If there is an orchestral percussionist here:

How did you deal with the relentless snare rhythm during the big march in the first movement of Shostakovich's 7th Symphony?


----------



## hpowders

Yeah. It gets to be a bit much! But it does lead to an incredibly shattering climax!

My favorite performance of this symphony is Leonard Bernstein directing the Chicago Symphony.

This wonderful collaboration indicates to me that Bernstein missed his calling as music director of the Chicago Symphony Orchestra.

There is a responsiveness and commitment by the musicians that seemed to be lacking from his NY Philharmonic players.


----------



## aussiebushman

The snare drum rhythm to me is one of the main forces driving this wonderful symphony to its climax. I have several recordings of this work and despite its age, the Mravinsky Leningrad performance continues to be my favorite. For interest, I attended a performance at the Sydney Opera House with Svetlanov conducting a visiting Russian orchestra. My daughter was with me and at the end of the work, her only word was "WOW"


----------



## Heck148

Aurelian said:


> If there is an orchestral percussionist here:
> 
> How did you deal with the relentless snare rhythm during the big march in the first movement of Shostakovich's 7th Symphony?

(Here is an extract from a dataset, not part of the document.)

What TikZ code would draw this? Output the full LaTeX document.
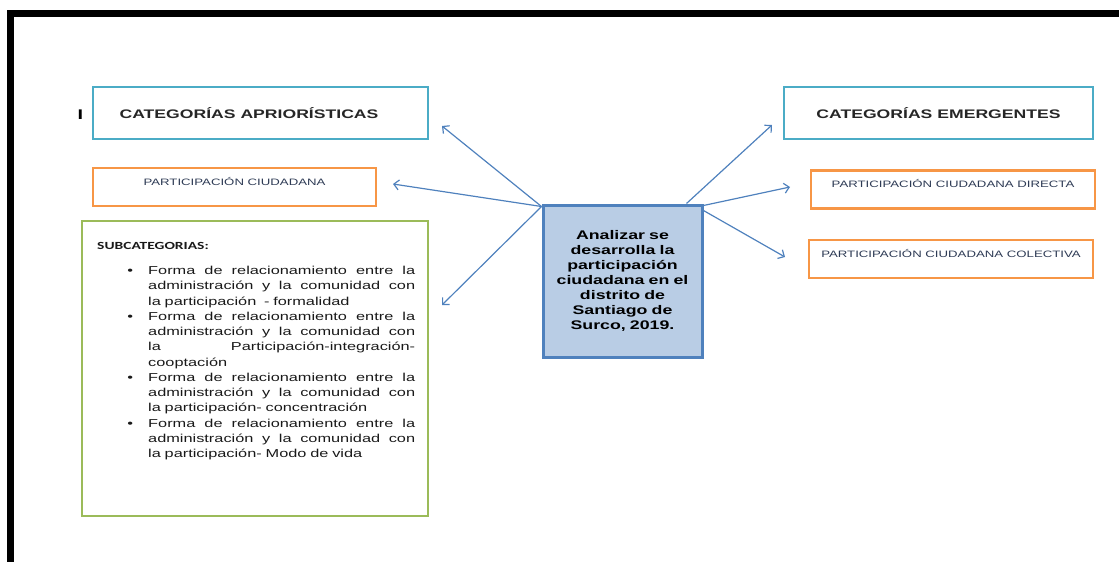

Ravel "Bolero" features a similar use of snare drum...very quiet beginning, long crescendo to full-out climax...


----------



## Heck148

hpowders said:


> My favorite performance of this symphony is Leonard Bernstein directing the Chicago Symphony.
> This wonderful collaboration indicates to me that Bernstein missed his calling as music director of the Chicago Symphony Orchestra.....


yes, amazing recording....one of the greatest recordings of ANY symphony...can't imagine what the live concerts were like!!


----------